Sproul’s inability to see the wealth effect comes from two errors. First, he commits a fallacy that is similar to a technique used to lie with statistics—the arbitrary choice of base year to make a percentage gain appear either larger or smaller. This is done by picking the base year before or after a large change in the most unfavorable direction to avoid that change being included in the differential. The wealth effect occurs immediately after the Fed has created money. Starting after this omits the direct cause and makes it harder to see the effect.

Sproul’s second error is ignoring the very different marketability of liquid and illiquid assets. As explained above, by creating a wealth effect for itself and then increasing its spending on assets, the Fed is putting upward pressure on mark-to-market asset values. In order to buy an asset, the Fed must offer more than the prior best bid for the asset, otherwise the owner would have already sold it.

The more assets the Fed buys, the more pronounced is the indirect effect on portfolio mark-to-market values. Without the Fed, Henry could have sold his single bond for $93, but a hundred more bondholders who also wanted to sell would have had to sell to the next marginal buyers, who necessarily are offering successively lower bids.

Sproul’s second claim, that the value of the dollar is not affected, is also clearly false. As there are more dollars and they are used to bid up the prices of bonds, the value of the dollar is diminished compared to bonds. The sellers of the bonds have increased their cash balances, and are able to bid for goods and services that they could not have bartered for with their bonds.

The effect cascades throughout the financial markets.
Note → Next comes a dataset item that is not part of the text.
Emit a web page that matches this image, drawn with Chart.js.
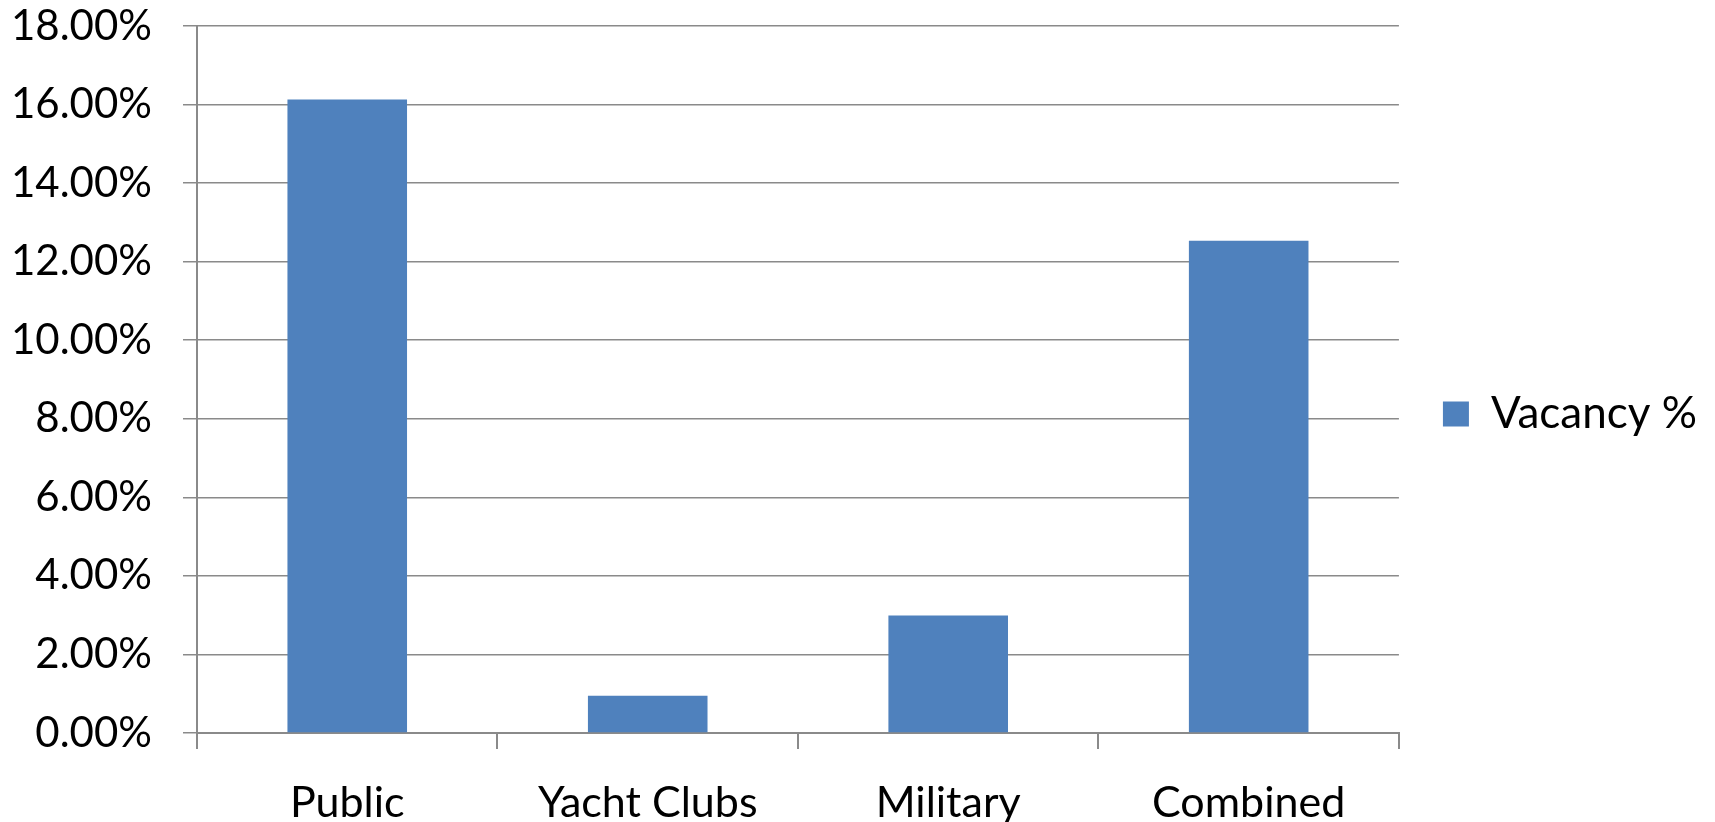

By improving the liquidity position of the former owners of the assets, they are able to increase their spending on either consumption goods or financial assets if they wish. If the Fed continues its activities, Henry and Jon can recycle bad assets into cash and use the money to purchase more poor-quality assets that have not yet been targeted for asset purchases, on and on as long as the Fed is a willing buyer.

Contrary to Sproul, “asset swaps” in general do change wealth positions. Economist Robert Murphy makes this point with an example (either here or here). Suppose that Lockheed builds an F-35 that costs $1 billion. The Defense Department buys it from them at cost. Is that an “asset swap”? Who would claim that their wealth position was not altered by this? The plane has no other buyer than the DOD and it has no realistic market price. Murphy’s point is that a fictitious government-assigned “price” for a good that has no marketability other than to a government agency that is not constrained in its purchasing power is not the same as having that amount of cash.

Mr. Sproul attempts to show that money printing and asset purchases have no effect on wealth positions. In a single small comment he commits a number of fallacies that require a lengthy article to unpack. Even without this analysis, the claim that buying assets with money created out of nothing has no impact on wealth positions is contrary and counterintuitive—much like the claims of pop economics bloggers, which tend to be highly contrary, attention grabbing, but also false.